Americans are Fans of Germany
There is one thing that I have already been able to confirm during my time here: Americans really are fans of Germany. There are numerous beer gardens advertising Bavarian weisswurst sausages and pretzels. Chunks of the Berlin Wall are scattered all over the city. Even some of the Bundesliga soccer matches are broadcast live.
By Lara Hansen
Consequently, most people here associate Germany with Hofbräu beer, Berlin, and the Bundesliga soccer league. When I tell them about where I come from, a region with endless dikes, fresh fish sandwiches, and Flensburger beer, they prick up their ears in surprise – this is a totally unfamiliar version of Germany. I can even greet people here with a friendly “Moin” without provoking any suspicious glances. After all, in the local southern drawl the word “morning” comes out sounding pretty similar to our North German Moin. That said, the people of Washington tend to exhibit a certain exuberance that is not typical for a North Frisian. A curt North German “‘Tschuldigung” (“sorry”) becomes a far more expansive “I’m so sorry, are you okay? Is there anything I can do to help you?” – quite a culture shock.
My host Nancy, however, is not nearly this exuberant and displays a cool North German detachment. That’s perhaps because she does, in fact, have North German ancestors. Her grandfather, whose last name was originally Muhlmeister, set off in 1890 on the long journey from Oldenburg to New York while her father and the rest of the family immigrated in the early 20th century to rejoin their father in New Jersey. One day, Nancy would like to travel to Northern Germany to explore her own roots. Nothing south of Hanover interests her. “My people are in the north,” says Nancy. Being a student from the far north of Germany, I am like a piece of living history in her house. This is not the only reason why she is hosting me, though. She also wanted to have a bit of fun and liven up the dreary month of February, which is just as rainy and snowy as it is back home, though not nearly as windy.
Keith, a war veteran and a good friend of Nancy, also invites German culture into his home by hosting interns. Though he does not have any German roots himself, he does have a very special relationship with Germany.

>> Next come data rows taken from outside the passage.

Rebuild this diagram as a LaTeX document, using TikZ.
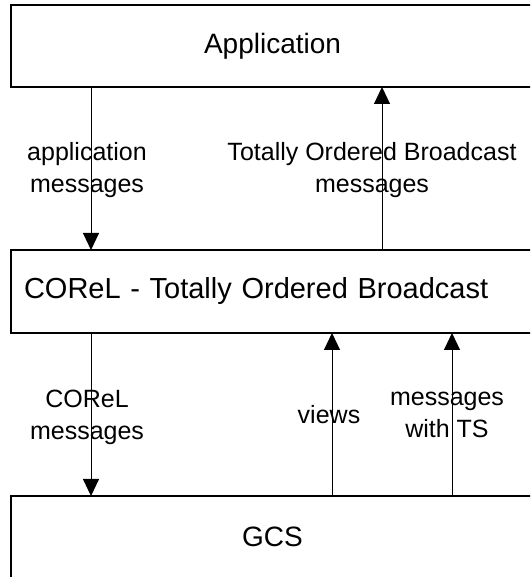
\documentclass[tikz,border=0pt]{standalone}
\usepackage{fontspec}
\setmainfont{Liberation Sans}
\usetikzlibrary{arrows.meta, positioning}

\begin{document}
\begin{tikzpicture}[
    x=1pt, y=1pt,
    node distance = 163pt,
    layer/.style = {rectangle, draw, line width=2pt, outer sep=0pt,
                    minimum width=523pt, minimum height=82pt,
                    font=\fontsize{28}{34}\selectfont},
    lbl/.style = {align=center, inner sep=0pt, font=\fontsize{25}{32}\selectfont},
    arrow/.style = {-{Triangle[length=17pt, width=16pt]}, line width=1pt}
  ]
    \path[use as bounding box, clip] (0,0) rectangle (530,577);

    % Layers
    \node[layer] (app) at (272.5,531) {Application};
    \node[layer, below=of app, text width=497pt, inner xsep=13pt, align=left,
          minimum height=83pt, font=\fontsize{29}{34}\selectfont] (corel)
          {COReL - Totally Ordered Broadcast};
    \node[layer, below=of corel] (gcs) {GCS};

    % Arrows
    \draw[arrow] ([xshift=80pt]app.south west) -- ([xshift=80pt]corel.north west);
    \draw[arrow] ([xshift=371pt]corel.north west) -- ([xshift=371pt]app.south west);
    \draw[arrow] ([xshift=80pt]corel.south west) -- ([xshift=80pt]gcs.north west);
    \draw[arrow] ([xshift=321pt]gcs.north west) -- ([xshift=321pt]corel.south west);
    \draw[arrow] ([xshift=441pt]gcs.north west) -- ([xshift=441pt]corel.south west);

    % Labels
    \node[lbl] (appmsg) at (87,407) {application\\messages};
    \node[lbl] (tobmsg) at (372,407) {Totally Ordered Broadcast\\messages};
    \node[lbl] (corelmsg) at (87,160) {COReL\\messages};
    \node[lbl] (views) at (329,162) {views};
    \node[lbl] (tsmsg) at (447,162) {messages\\with TS};

  \end{tikzpicture}
\end{document}
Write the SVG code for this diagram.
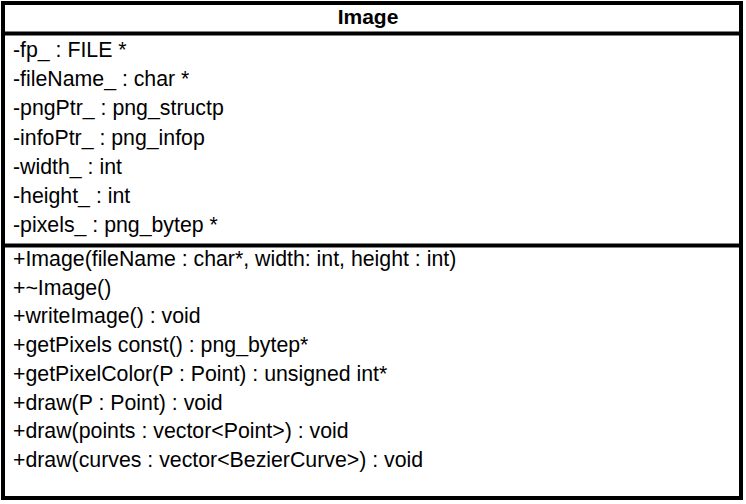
<svg xmlns="http://www.w3.org/2000/svg" width="746" height="504" viewBox="0 0 746 504">
<style>
.t{font-family:"Liberation Sans",Arial,sans-serif;font-size:21.3px;fill:#000}
.h{font-family:"Liberation Sans",Arial,sans-serif;font-size:21px;font-weight:bold;fill:#000}
.b{fill:#fff;stroke:#000;stroke-width:4}
.l{stroke:#000;stroke-width:4}
</style>
<rect width="746" height="504" fill="#fff"/>
<g id="Image">
<rect class="b" x="3" y="3" width="738" height="495"/>
<line class="l" x1="3" y1="33.5" x2="741" y2="33.5"/>
<line class="l" x1="3" y1="245.5" x2="741" y2="245.5"/>
<text class="h" x="368" y="24" text-anchor="middle">Image</text>
<text class="t" x="13" y="57">-fp_ : FILE *</text>
<text class="t" x="13" y="86.2">-fileName_ : char *</text>
<text class="t" x="13" y="115.4">-pngPtr_ : png_structp</text>
<text class="t" x="13" y="144.6">-infoPtr_ : png_infop</text>
<text class="t" x="13" y="173.8">-width_ : int</text>
<text class="t" x="13" y="203">-height_ : int</text>
<text class="t" x="13" y="232.2">-pixels_ : png_bytep *</text>
<text class="t" x="13" y="266">+Image(fileName : char*, width: int, height : int)</text>
<text class="t" x="13" y="294.7">+~Image()</text>
<text class="t" x="13" y="323.4">+writeImage() : void</text>
<text class="t" x="13" y="352.1">+getPixels const() : png_bytep*</text>
<text class="t" x="13" y="380.8">+getPixelColor(P : Point) : unsigned int*</text>
<text class="t" x="13" y="409.5">+draw(P : Point) : void</text>
<text class="t" x="13" y="438.2">+draw(points : vector&lt;Point&gt;) : void</text>
<text class="t" x="13" y="466.9">+draw(curves : vector&lt;BezierCurve&gt;) : void</text>
</g>
<g id="connectors"></g>
</svg>
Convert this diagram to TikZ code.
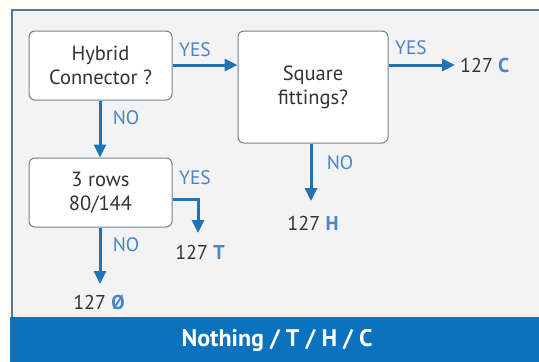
\documentclass[tikz,border=0pt]{standalone}
\usepackage{fontspec}
\setmainfont{PT Sans}
\usetikzlibrary{arrows.meta}
\definecolor{bg}{HTML}{FFFDF6}
\definecolor{panel}{HTML}{F3F3F3}
\definecolor{framec}{HTML}{4F7D93}
\definecolor{arr}{HTML}{1F73B7}
\definecolor{lab}{HTML}{4A86C5}
\definecolor{barc}{HTML}{0A72BE}
\definecolor{txt}{HTML}{333333}
\definecolor{boxline}{HTML}{6E8596}
\begin{document}
\begin{tikzpicture}[x=1pt,y=-1pt,
  qbox/.style={draw=boxline, line width=1pt, fill=white, rounded corners=6pt,
    align=center, text=txt, font=\fontsize{20.5}{24}\selectfont, inner sep=0pt},
  conn/.style={draw=arr, line width=3pt, -{Triangle[length=13pt,width=12pt]}},
  plain/.style={draw=arr, line width=3pt},
  yn/.style={text=lab, font=\fontsize{19.5}{22}\selectfont, inner sep=0pt},
  res/.style={text=txt, font=\fontsize{20}{22}\selectfont, inner sep=0pt}]
\fill[bg] (0,0) rectangle (539,362);
\useasboundingbox (0,0) rectangle (539,362);
\draw[framec, fill=panel, line width=1.3pt] (12,10) rectangle (545,318);
\fill[barc] (10,317) rectangle (539,362);
\node[text=white, font=\fontsize{24}{26}\selectfont\bfseries] (bartext) at (277,340) {Nothing / T / H / C};

\node[qbox, minimum width=143pt, minimum height=69pt] (b1) at (100.5,65.5) {Hybrid\\Connector ?};
\node[qbox, minimum width=150pt, minimum height=112pt] (b2) at (313,87) {Square\\fittings?};
\node[qbox, minimum width=143pt, minimum height=69pt] (b3) at (100.5,192.5) {3 rows\\80/144};

\coordinate (cC) at (455,65);
\coordinate (cH) at (311,201);
\coordinate (cTk) at (198,199);
\coordinate (cT) at (198,233);
\coordinate (cO) at (100,284);

\draw[conn] (b1.east |- 0,65) -- (b2.west |- 0,65);
\draw[conn] (b2.east |- 0,65) -- (cC);
\draw[conn] (b2.south -| cH) -- (cH);
\draw[conn] (b1.south -| cO) -- (b3.north -| cO);
\draw[plain] (b3.east |- cTk) -- ([xshift=1.5pt]cTk);
\draw[conn] ([yshift=-1.5pt]cTk) -- (cT);
\draw[conn] (b3.south -| cO) -- (cO);

\node[yn] (y1) at (195,50) {YES};
\node[yn] (y2) at (411,48) {YES};
\node[yn] (y3) at (195,178) {YES};
\node[yn] (n1) at (126,118) {NO};
\node[yn] (n2) at (340,163) {NO};
\node[yn] (n3) at (126,245) {NO};

\node[res, anchor=west] (rC) at (460,65) {127 \textcolor{lab}{\bfseries C}};
\node[res] (rH) at (313,223) {127 \textcolor{lab}{\bfseries H}};
\node[res] (rT) at (200,252) {127 \textcolor{lab}{\bfseries T}};
\node[res] (rO) at (99,302) {127 \textcolor{lab}{\bfseries Ø}};
\end{tikzpicture}
\end{document}
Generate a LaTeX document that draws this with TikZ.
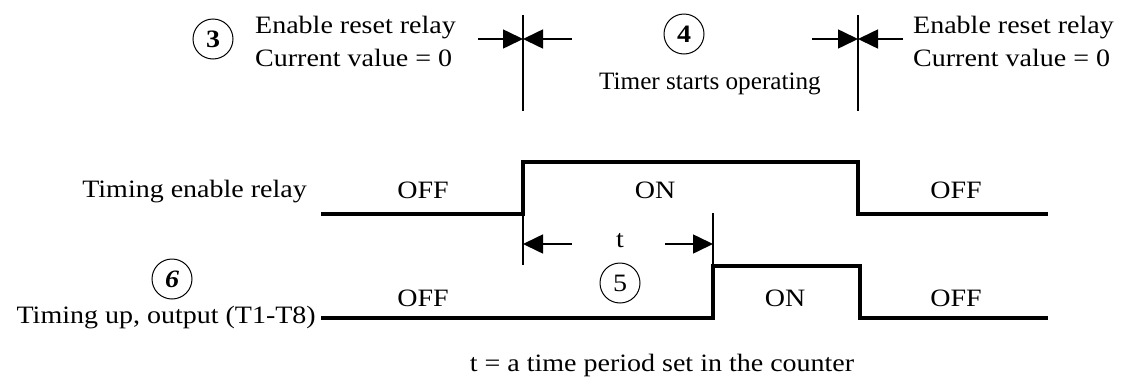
\documentclass[tikz,border=0pt]{standalone}
\usepackage{fontspec}
\usepackage{graphicx}
\setmainfont{Liberation Serif}[FakeStretch=1.12]
\usetikzlibrary{arrows.meta}
\begin{document}
\begin{tikzpicture}[x=1pt,y=-1pt,
  txt/.style={font=\fontsize{25}{33}\selectfont, inner sep=0pt},
  num/.style={draw, circle, line width=1pt, minimum size=40pt, inner sep=0pt, font=\fontsize{25}{30}\selectfont\bfseries},
  wave/.style={line width=4pt},
  thin/.style={line width=1.6pt},
  arr/.style={line width=1.6pt, -{Triangle[length=20pt,width=19pt]}}
]
\useasboundingbox (0,0) rectangle (1128,378);
% top annotations
\node[num] (n3) at (213,39) {3};
\node[txt, align=left, anchor=west] (r1) at (255,41) {Enable reset relay\\Current value = 0};
\node[num] (n4) at (684,34) {4};
\node[txt, anchor=east] (ts) at (821,84) {\scalebox{0.9}[1]{Timer starts operating}};
\node[txt, align=left, anchor=west] (r2) at (913,41) {Enable reset relay\\Current value = 0};
\coordinate (v1t) at (523,15); \coordinate (v1b) at (523,111);
\coordinate (v2t) at (858,15); \coordinate (v2b) at (858,111);
\draw[thin] (v1t) -- (v1b);
\draw[thin] (v2t) -- (v2b);
\coordinate (a1s) at (478,39); \coordinate (a1e) at (523,39); \coordinate (a1r) at (572,39);
\coordinate (a2s) at (812,39); \coordinate (a2e) at (858,39); \coordinate (a2r) at (903,39);
\draw[arr] (a1s) -- (a1e);
\draw[arr] (a1r) -- (a1e);
\draw[arr] (a2s) -- (a2e);
\draw[arr] (a2r) -- (a2e);
% upper waveform
\node[txt, anchor=east] (ter) at (307,192) {Timing enable relay};
\node[txt] (off1) at (423,190) {OFF};
\node[txt] (on1) at (655,190) {ON};
\node[txt] (off2) at (956,190) {OFF};
\coordinate (u0) at (321,214); \coordinate (u1) at (523,214); \coordinate (u2) at (523,162);
\coordinate (u3) at (858,162); \coordinate (u4) at (858,214); \coordinate (u5) at (1048,214);
\draw[wave] (u0) -- (u1) -- (u2) -- (u3) -- (u4) -- (u5);
% lower waveform points
\coordinate (l0) at (321,318); \coordinate (l1) at (713,318); \coordinate (l2) at (713,266);
\coordinate (l3) at (860,266); \coordinate (l4) at (860,318); \coordinate (l5) at (1048,318);
% dimension t
\coordinate (d1b) at (523,265);
\coordinate (d2t) at (713,213);
\draw[thin] (u1) -- (d1b);
\draw[thin] (d2t) -- (l2);
\node[txt] (t) at (620,241) {t};
\coordinate (tl) at (523,244); \coordinate (tr) at (713,244);
\coordinate (tls) at (572,244); \coordinate (trs) at (665,244);
\draw[arr] (tls) -- (tl);
\draw[arr] (trs) -- (tr);
\node[num, font=\fontsize{25}{30}\selectfont] (n5) at (620,283) {5};
% lower waveform
\node[num, font=\fontsize{25}{30}\selectfont\bfseries\itshape] (n6) at (172,279) {6};
\node[txt, anchor=east] (tup) at (316,318) {Timing up, output (T1-T8)};
\node[txt] (off3) at (423,298) {OFF};
\node[txt] (on2) at (785,298) {ON};
\node[txt] (off4) at (956,298) {OFF};
\draw[wave] (l0) -- (l1) -- (l2) -- (l3) -- (l4) -- (l5);
\node[txt] (cap) at (662,365) {t = a time period set in the counter};
\end{tikzpicture}
\end{document}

Born and raised in a village in South Carolina, his first trip overseas was to Ansbach, Germany as a veteran at the tender age of 23. So what was his initial impression? “Good beer and very good food.” But there is one thing he will never forget: as a member of the artillery unit at the Berlin Wall, he witnessed the collapse of the Wall firsthand. “It was crazy. Everyone ran onto the highway, complete strangers hugged each other, and there was an incredible sense of euphoria in the air. I never again saw or experienced anything like it,” he recalls, visibly moved.
A few years later, from 1995 to 1998, he ended up back in Germany, this time in Worms. During that trip, he made his way to Northern Germany for the first time, specifically to Hamburg. “The people were so tall,” laughs Keith. What’s more, he was finally able to swap Bavarian sausage for fresh fish. Being a Southerner, fish was something he had missed, so Hamburg turned out to offer some very welcome culinary relief. Keith hopes this won’t be his last visit to Germany. When he retires and can leave his current job at an IT company, he would like to spend at least five years living in Germany and attending college, ideally studying history. He is certainly ambitious in his pursuit of this dream; he reads German history books, listens to audiobooks, and watches the German news program Tagesschau daily. If he keeps on like this, it is not unlikely that he will soon be studying history at a German university. Until then, I will continue to familiarize Keith and Nancy with the North Frisian culture so that they find it just as natural to say “Moin” as they do “hello“ – hopefully, they will make a stop in the far north on their next visit to Germany.